● **What you should do**
Quote the data below in full, minus the images.

● **Material provided**
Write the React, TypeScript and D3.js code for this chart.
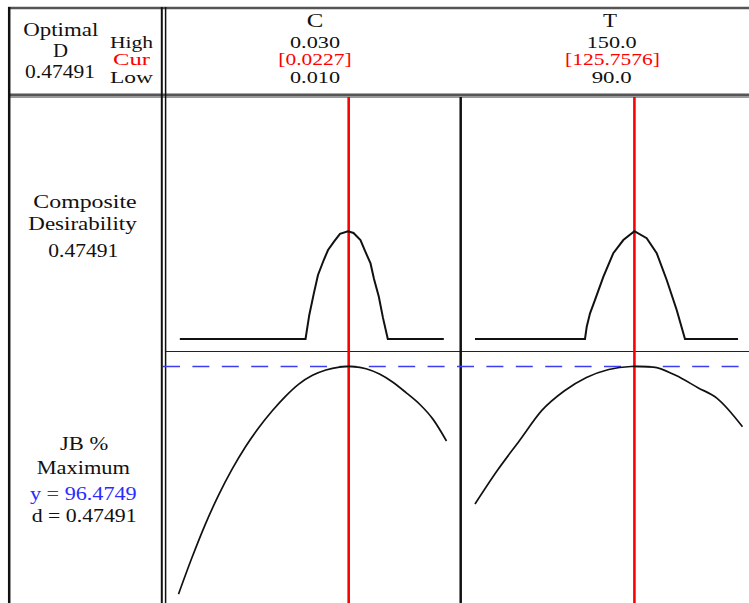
import React from "react";
import * as d3 from "d3";

// ---- data ----
const factorNames = ["C", "T"];
const highLabels = ["0.030", "150.0"];
const curLabels = ["[0.0227]", "[125.7576]"];
const lowLabels = ["0.010", "90.0"];
const cDomain = [0.01, 0.03];
const tDomain = [90, 150];
const currentC = 0.0227;
const currentT = 125.7576;
const optimalY = 96.4749;
const compositeD = 0.47491;
const responseName = "JB %";
const goalName = "Maximum";

// JB % response vs C
const jbC_x = [0.010, 0.011, 0.012, 0.013, 0.014, 0.015, 0.016, 0.017, 0.018, 0.019, 0.020, 0.021, 0.022, 0.0227, 0.023, 0.024, 0.025, 0.026, 0.027, 0.028, 0.029, 0.030];
const jbC_y = [40.7, 49.6, 57.8, 65.0, 71.3, 76.8, 81.5, 85.6, 89.2, 92.2, 94.3, 95.6, 96.3, 96.47, 96.43, 95.9, 94.6, 92.6, 90.0, 87.2, 83.5, 78.2];

// JB % response vs T
const jbT_x = [90, 95, 100, 105, 110, 115, 120, 125, 125.7576, 130, 135, 140, 144.3, 150];
const jbT_y = [62.78, 70.98, 78.33, 85.70, 90.45, 93.76, 95.72, 96.45, 96.47, 96.30, 94.29, 91.26, 88.66, 81.70];

// composite desirability vs C
const desC_x = [0.0101, 0.01948, 0.01976, 0.0201, 0.02041, 0.02084, 0.02116, 0.02159, 0.02205, 0.02265, 0.02306, 0.02358, 0.02392, 0.02433, 0.02459, 0.02495, 0.02526, 0.02562, 0.0298];
const desC_d = [0, 0, 0.106, 0.201, 0.282, 0.348, 0.392, 0.428, 0.463, 0.4749, 0.467, 0.436, 0.388, 0.333, 0.264, 0.186, 0.093, 0, 0];

// composite desirability vs T
const desT_x = [90, 114.67, 115.06, 115.8, 116.92, 118.78, 121.02, 123.27, 125.76, 128.51, 130.76, 133.0, 135.24, 137.1, 149.0];
const desT_d = [0, 0, 0.054, 0.113, 0.172, 0.274, 0.378, 0.436, 0.4749, 0.444, 0.378, 0.26, 0.128, 0, 0];

const FONT = "'Liberation Serif', 'Times New Roman', serif";

type TxtProps = { x: number; y: number; w: number; fill?: string; size?: number; children: React.ReactNode };
const Txt = ({ x, y, w, fill = "#111", size = 18, children }: TxtProps) => (
  <text
    x={x}
    y={y}
    textLength={w}
    lengthAdjust="spacingAndGlyphs"
    fontFamily={FONT}
    fontSize={size}
    fill={fill}
  >
    {children}
  </text>
);

export default function App() {
  const W = 749;
  const H = 603;
  const S = 16; // stacked header rows

  const xC = d3.scaleLinear().domain(cDomain).range([178.5, 446.5]);
  const xT = d3.scaleLinear().domain(tDomain).range([475, 742.5]);
  const yJB = d3.scaleLinear().domain([40, 100]).range([597, 352]);
  const yD = d3.scaleLinear().domain([0, 1]).range([339, 112]);

  const mkLine = (xs: number[], ys: number[], sx: any, sy: any, curve: any) =>
    d3
      .line<number>()
      .x((_, i) => sx(xs[i]))
      .y((_, i) => sy(ys[i]))
      .curve(curve)(xs.map((v) => v)) || "";

  const pJBC = mkLine(jbC_x, jbC_y, xC, yJB, d3.curveMonotoneX);
  const pJBT = mkLine(jbT_x, jbT_y, xT, yJB, d3.curveMonotoneX);
  const pDC = mkLine(desC_x, desC_d, xC, yD, d3.curveLinear);
  const pDT = mkLine(desT_x, desT_d, xT, yD, d3.curveLinear);

  const yOpt = yJB(optimalY);
  const redC = xC(currentC);
  const redT = xT(currentT);

  return (
    <svg
      width={W}
      height={H}
      style={{ position: "absolute", left: 0, top: 0, display: "block", background: "#fff" }}
    >
      <rect x={0} y={0} width={W} height={H} fill="#fff" />

      {/* frame */}
      <line x1={8} x2={W} y1={8} y2={8} stroke="#555" strokeWidth={2.5} />
      <line x1={8} x2={W} y1={94.8} y2={94.8} stroke="#555" strokeWidth={2.5} />
      <line x1={8} x2={W} y1={97} y2={97} stroke="#333" strokeWidth={1} />
      <line x1={9.2} x2={9.2} y1={7} y2={H} stroke="#111" strokeWidth={2.5} />
      <line x1={161.8} x2={161.8} y1={7} y2={H} stroke="#111" strokeWidth={2} />
      <line x1={165.6} x2={165.6} y1={7} y2={H} stroke="#111" strokeWidth={1.5} />
      <line x1={166} x2={W} y1={351.5} y2={351.5} stroke="#222" strokeWidth={1.2} />
      <line x1={460.7} x2={460.7} y1={97} y2={H} stroke="#111" strokeWidth={2.5} />

      {/* current setting lines */}
      <line x1={redC} x2={redC} y1={97} y2={H} stroke="#ff0000" strokeWidth={2.6} />
      <line x1={redT} x2={redT} y1={97} y2={H} stroke="#ff0000" strokeWidth={2.6} />

      {/* optimal response dashed line */}
      <line
        x1={163}
        x2={W}
        y1={yOpt}
        y2={yOpt}
        stroke="#3c3cf0"
        strokeWidth={1.5}
        strokeDasharray="17 12.4"
      />

      {/* curves */}
      <path d={pDC} fill="none" stroke="#111" strokeWidth={2} />
      <path d={pDT} fill="none" stroke="#111" strokeWidth={2} />
      <path d={pJBC} fill="none" stroke="#111" strokeWidth={1.7} />
      <path d={pJBT} fill="none" stroke="#111" strokeWidth={1.7} />

      {/* header left */}
      <Txt x={23.3} y={36} w={75}>Optimal</Txt>
      <Txt x={53} y={57} w={15}>D</Txt>
      <Txt x={25} y={78} w={70}>{compositeD.toFixed(5)}</Txt>
      <Txt x={110} y={48} w={43} size={S}>High</Txt>
      <Txt x={113} y={65} w={37} size={S} fill="#ff0000">Cur</Txt>
      <Txt x={110} y={83} w={43} size={S}>Low</Txt>

      {/* header factors */}
      <Txt x={306.7} y={26.7} w={16.6}>{factorNames[0]}</Txt>
      <Txt x={290} y={48} w={50} size={S}>{highLabels[0]}</Txt>
      <Txt x={278.3} y={65} w={73.4} size={S} fill="#ff0000">{curLabels[0]}</Txt>
      <Txt x={290} y={83} w={50} size={S}>{lowLabels[0]}</Txt>

      <Txt x={603} y={26.7} w={14}>{factorNames[1]}</Txt>
      <Txt x={586.7} y={48} w={50} size={S}>{highLabels[1]}</Txt>
      <Txt x={565} y={65} w={95} size={S} fill="#ff0000">{curLabels[1]}</Txt>
      <Txt x={591.7} y={83} w={40} size={S}>{lowLabels[1]}</Txt>

      {/* row labels */}
      <Txt x={33.3} y={208} w={103.4}>Composite</Txt>
      <Txt x={28.3} y={230} w={108.4}>Desirability</Txt>
      <Txt x={48.3} y={256.7} w={70}>{compositeD.toFixed(5)}</Txt>

      <Txt x={60} y={450} w={48.3}>{responseName}</Txt>
      <Txt x={36.7} y={474} w={93.3}>{goalName}</Txt>
      <Txt x={30} y={500} w={106.7} fill="#2b2bff">{`y = ${optimalY.toFixed(4)}`}</Txt>
      <Txt x={31.7} y={521.7} w={105}>{`d = ${compositeD.toFixed(5)}`}</Txt>
    </svg>
  );
}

● **Response to the exercise**
Write the React, TypeScript and D3.js code for this chart.
import React from "react";
import * as d3 from "d3";

// ---- data ----
const factorNames = ["C", "T"];
const highLabels = ["0.030", "150.0"];
const curLabels = ["[0.0227]", "[125.7576]"];
const lowLabels = ["0.010", "90.0"];
const cDomain = [0.01, 0.03];
const tDomain = [90, 150];
const currentC = 0.0227;
const currentT = 125.7576;
const optimalY = 96.4749;
const compositeD = 0.47491;
const responseName = "JB %";
const goalName = "Maximum";

// JB % response vs C
const jbC_x = [0.010, 0.011, 0.012, 0.013, 0.014, 0.015, 0.016, 0.017, 0.018, 0.019, 0.020, 0.021, 0.022, 0.0227, 0.023, 0.024, 0.025, 0.026, 0.027, 0.028, 0.029, 0.030];
const jbC_y = [40.7, 49.6, 57.8, 65.0, 71.3, 76.8, 81.5, 85.6, 89.2, 92.2, 94.3, 95.6, 96.3, 96.47, 96.43, 95.9, 94.6, 92.6, 90.0, 87.2, 83.5, 78.2];

// JB % response vs T
const jbT_x = [90, 95, 100, 105, 110, 115, 120, 125, 125.7576, 130, 135, 140, 144.3, 150];
const jbT_y = [62.78, 70.98, 78.33, 85.70, 90.45, 93.76, 95.72, 96.45, 96.47, 96.30, 94.29, 91.26, 88.66, 81.70];

// composite desirability vs C
const desC_x = [0.0101, 0.01948, 0.01976, 0.0201, 0.02041, 0.02084, 0.02116, 0.02159, 0.02205, 0.02265, 0.02306, 0.02358, 0.02392, 0.02433, 0.02459, 0.02495, 0.02526, 0.02562, 0.0298];
const desC_d = [0, 0, 0.106, 0.201, 0.282, 0.348, 0.392, 0.428, 0.463, 0.4749, 0.467, 0.436, 0.388, 0.333, 0.264, 0.186, 0.093, 0, 0];

// composite desirability vs T
const desT_x = [90, 114.67, 115.06, 115.8, 116.92, 118.78, 121.02, 123.27, 125.76, 128.51, 130.76, 133.0, 135.24, 137.1, 149.0];
const desT_d = [0, 0, 0.054, 0.113, 0.172, 0.274, 0.378, 0.436, 0.4749, 0.444, 0.378, 0.26, 0.128, 0, 0];

const FONT = "'Liberation Serif', 'Times New Roman', serif";

type TxtProps = { x: number; y: number; w: number; fill?: string; size?: number; children: React.ReactNode };
const Txt = ({ x, y, w, fill = "#111", size = 18, children }: TxtProps) => (
  <text
    x={x}
    y={y}
    textLength={w}
    lengthAdjust="spacingAndGlyphs"
    fontFamily={FONT}
    fontSize={size}
    fill={fill}
  >
    {children}
  </text>
);

export default function App() {
  const W = 749;
  const H = 603;
  const S = 16; // stacked header rows

  const xC = d3.scaleLinear().domain(cDomain).range([178.5, 446.5]);
  const xT = d3.scaleLinear().domain(tDomain).range([475, 742.5]);
  const yJB = d3.scaleLinear().domain([40, 100]).range([597, 352]);
  const yD = d3.scaleLinear().domain([0, 1]).range([339, 112]);

  const mkLine = (xs: number[], ys: number[], sx: any, sy: any, curve: any) =>
    d3
      .line<number>()
      .x((_, i) => sx(xs[i]))
      .y((_, i) => sy(ys[i]))
      .curve(curve)(xs.map((v) => v)) || "";

  const pJBC = mkLine(jbC_x, jbC_y, xC, yJB, d3.curveMonotoneX);
  const pJBT = mkLine(jbT_x, jbT_y, xT, yJB, d3.curveMonotoneX);
  const pDC = mkLine(desC_x, desC_d, xC, yD, d3.curveLinear);
  const pDT = mkLine(desT_x, desT_d, xT, yD, d3.curveLinear);

  const yOpt = yJB(optimalY);
  const redC = xC(currentC);
  const redT = xT(currentT);

  return (
    <svg
      width={W}
      height={H}
      style={{ position: "absolute", left: 0, top: 0, display: "block", background: "#fff" }}
    >
      <rect x={0} y={0} width={W} height={H} fill="#fff" />

      {/* frame */}
      <line x1={8} x2={W} y1={8} y2={8} stroke="#555" strokeWidth={2.5} />
      <line x1={8} x2={W} y1={94.8} y2={94.8} stroke="#555" strokeWidth={2.5} />
      <line x1={8} x2={W} y1={97} y2={97} stroke="#333" strokeWidth={1} />
      <line x1={9.2} x2={9.2} y1={7} y2={H} stroke="#111" strokeWidth={2.5} />
      <line x1={161.8} x2={161.8} y1={7} y2={H} stroke="#111" strokeWidth={2} />
      <line x1={165.6} x2={165.6} y1={7} y2={H} stroke="#111" strokeWidth={1.5} />
      <line x1={166} x2={W} y1={351.5} y2={351.5} stroke="#222" strokeWidth={1.2} />
      <line x1={460.7} x2={460.7} y1={97} y2={H} stroke="#111" strokeWidth={2.5} />

      {/* current setting lines */}
      <line x1={redC} x2={redC} y1={97} y2={H} stroke="#ff0000" strokeWidth={2.6} />
      <line x1={redT} x2={redT} y1={97} y2={H} stroke="#ff0000" strokeWidth={2.6} />

      {/* optimal response dashed line */}
      <line
        x1={163}
        x2={W}
        y1={yOpt}
        y2={yOpt}
        stroke="#3c3cf0"
        strokeWidth={1.5}
        strokeDasharray="17 12.4"
      />

      {/* curves */}
      <path d={pDC} fill="none" stroke="#111" strokeWidth={2} />
      <path d={pDT} fill="none" stroke="#111" strokeWidth={2} />
      <path d={pJBC} fill="none" stroke="#111" strokeWidth={1.7} />
      <path d={pJBT} fill="none" stroke="#111" strokeWidth={1.7} />

      {/* header left */}
      <Txt x={23.3} y={36} w={75}>Optimal</Txt>
      <Txt x={53} y={57} w={15}>D</Txt>
      <Txt x={25} y={78} w={70}>{compositeD.toFixed(5)}</Txt>
      <Txt x={110} y={48} w={43} size={S}>High</Txt>
      <Txt x={113} y={65} w={37} size={S} fill="#ff0000">Cur</Txt>
      <Txt x={110} y={83} w={43} size={S}>Low</Txt>

      {/* header factors */}
      <Txt x={306.7} y={26.7} w={16.6}>{factorNames[0]}</Txt>
      <Txt x={290} y={48} w={50} size={S}>{highLabels[0]}</Txt>
      <Txt x={278.3} y={65} w={73.4} size={S} fill="#ff0000">{curLabels[0]}</Txt>
      <Txt x={290} y={83} w={50} size={S}>{lowLabels[0]}</Txt>

      <Txt x={603} y={26.7} w={14}>{factorNames[1]}</Txt>
      <Txt x={586.7} y={48} w={50} size={S}>{highLabels[1]}</Txt>
      <Txt x={565} y={65} w={95} size={S} fill="#ff0000">{curLabels[1]}</Txt>
      <Txt x={591.7} y={83} w={40} size={S}>{lowLabels[1]}</Txt>

      {/* row labels */}
      <Txt x={33.3} y={208} w={103.4}>Composite</Txt>
      <Txt x={28.3} y={230} w={108.4}>Desirability</Txt>
      <Txt x={48.3} y={256.7} w={70}>{compositeD.toFixed(5)}</Txt>

      <Txt x={60} y={450} w={48.3}>{responseName}</Txt>
      <Txt x={36.7} y={474} w={93.3}>{goalName}</Txt>
      <Txt x={30} y={500} w={106.7} fill="#2b2bff">{`y = ${optimalY.toFixed(4)}`}</Txt>
      <Txt x={31.7} y={521.7} w={105}>{`d = ${compositeD.toFixed(5)}`}</Txt>
    </svg>
  );
}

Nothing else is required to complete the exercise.